» **Work to complete**:
All the data must come back unchanged, except that pictures are left out.

>> start Data section

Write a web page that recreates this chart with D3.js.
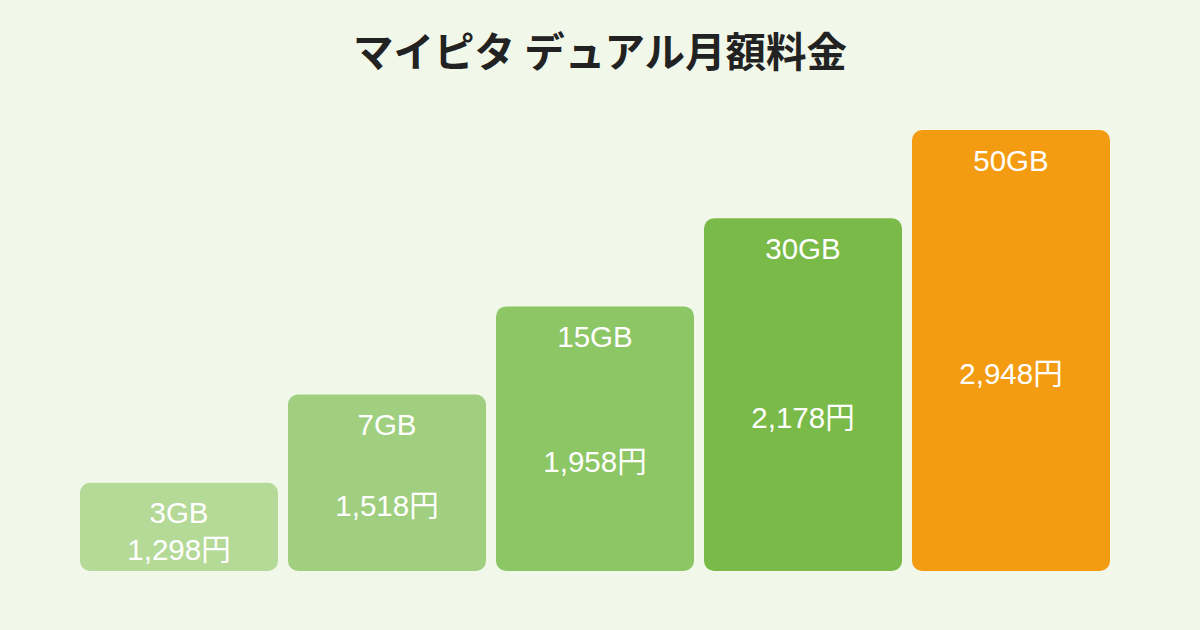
<!DOCTYPE html>
<html>
<head>
<meta charset="utf-8">
<script src="https://cdn.jsdelivr.net/npm/d3@7"></script>
<style>
  html, body { margin: 0; padding: 0; background: #f1f8e9; }
  svg { display: block; }
  text { font-family: "Noto Sans CJK JP", "Noto Sans", sans-serif; }
  text.label { font-family: "Liberation Sans", Arial, "Noto Sans CJK JP", sans-serif; }
</style>
</head>
<body>
<svg id="chart"></svg>
<script>
// Plans shown left to right
const plans = ['3GB', '7GB', '15GB', '30GB', '50GB'];
// Monthly price (yen)
const prices = [1298, 1518, 1958, 2178, 2948];
// Bars are drawn as equal steps, not to price scale
const steps = [1, 2, 3, 4, 5];
const barColors = ['#b5da98', '#a0cf80', '#8dc665', '#7aba48', '#f39c12'];

const width = 1200, height = 630;
const svg = d3.select('#chart')
    .attr('width', width)
    .attr('height', height);

svg.append('rect')
    .attr('width', width)
    .attr('height', height)
    .attr('fill', '#f1f8e9');

svg.append('text')
    .attr('x', 600)
    .attr('y', 67)
    .attr('text-anchor', 'middle')
    .attr('font-size', 40.5)
    .attr('font-weight', 700)
    .attr('fill', '#222')
    .text('マイピタ デュアル月額料金');

const x = d3.scaleBand()
    .domain(plans)
    .range([80, 1110])
    .paddingInner(10 / 208);

const y = d3.scaleLinear()
    .domain([0, 5])
    .range([571, 130]);

const rows = plans.map((p, i) => ({ plan: p, price: prices[i], step: steps[i], color: barColors[i] }));

const bar = svg.selectAll('g.bar')
    .data(rows)
    .enter().append('g')
    .attr('class', 'bar');

bar.append('rect')
    .attr('x', d => x(d.plan))
    .attr('y', d => y(d.step))
    .attr('width', x.bandwidth())
    .attr('height', d => y(0) - y(d.step))
    .attr('rx', 10)
    .attr('fill', d => d.color);

bar.append('text')
    .attr('class', 'label')
    .attr('x', d => x(d.plan) + x.bandwidth() / 2)
    .attr('y', d => y(d.step) + 40.5)
    .attr('text-anchor', 'middle')
    .attr('font-size', 29.5)
    .attr('fill', '#fff')
    .text(d => d.plan);

bar.append('text')
    .attr('class', 'label')
    .attr('x', d => x(d.plan) + x.bandwidth() / 2)
    .attr('y', d => (y(d.step) + y(0)) / 2 + 33)
    .attr('text-anchor', 'middle')
    .attr('font-size', 29.5)
    .attr('fill', '#fff')
    .text(d => d3.format(',')(d.price) + '円');
</script>
</body>
</html>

>> end Data section

» **Response to the exercise**:
Write a web page that recreates this chart with D3.js.
<!DOCTYPE html>
<html>
<head>
<meta charset="utf-8">
<script src="https://cdn.jsdelivr.net/npm/d3@7"></script>
<style>
  html, body { margin: 0; padding: 0; background: #f1f8e9; }
  svg { display: block; }
  text { font-family: "Noto Sans CJK JP", "Noto Sans", sans-serif; }
  text.label { font-family: "Liberation Sans", Arial, "Noto Sans CJK JP", sans-serif; }
</style>
</head>
<body>
<svg id="chart"></svg>
<script>
// Plans shown left to right
const plans = ['3GB', '7GB', '15GB', '30GB', '50GB'];
// Monthly price (yen)
const prices = [1298, 1518, 1958, 2178, 2948];
// Bars are drawn as equal steps, not to price scale
const steps = [1, 2, 3, 4, 5];
const barColors = ['#b5da98', '#a0cf80', '#8dc665', '#7aba48', '#f39c12'];

const width = 1200, height = 630;
const svg = d3.select('#chart')
    .attr('width', width)
    .attr('height', height);

svg.append('rect')
    .attr('width', width)
    .attr('height', height)
    .attr('fill', '#f1f8e9');

svg.append('text')
    .attr('x', 600)
    .attr('y', 67)
    .attr('text-anchor', 'middle')
    .attr('font-size', 40.5)
    .attr('font-weight', 700)
    .attr('fill', '#222')
    .text('マイピタ デュアル月額料金');

const x = d3.scaleBand()
    .domain(plans)
    .range([80, 1110])
    .paddingInner(10 / 208);

const y = d3.scaleLinear()
    .domain([0, 5])
    .range([571, 130]);

const rows = plans.map((p, i) => ({ plan: p, price: prices[i], step: steps[i], color: barColors[i] }));

const bar = svg.selectAll('g.bar')
    .data(rows)
    .enter().append('g')
    .attr('class', 'bar');

bar.append('rect')
    .attr('x', d => x(d.plan))
    .attr('y', d => y(d.step))
    .attr('width', x.bandwidth())
    .attr('height', d => y(0) - y(d.step))
    .attr('rx', 10)
    .attr('fill', d => d.color);

bar.append('text')
    .attr('class', 'label')
    .attr('x', d => x(d.plan) + x.bandwidth() / 2)
    .attr('y', d => y(d.step) + 40.5)
    .attr('text-anchor', 'middle')
    .attr('font-size', 29.5)
    .attr('fill', '#fff')
    .text(d => d.plan);

bar.append('text')
    .attr('class', 'label')
    .attr('x', d => x(d.plan) + x.bandwidth() / 2)
    .attr('y', d => (y(d.step) + y(0)) / 2 + 33)
    .attr('text-anchor', 'middle')
    .attr('font-size', 29.5)
    .attr('fill', '#fff')
    .text(d => d3.format(',')(d.price) + '円');
</script>
</body>
</html>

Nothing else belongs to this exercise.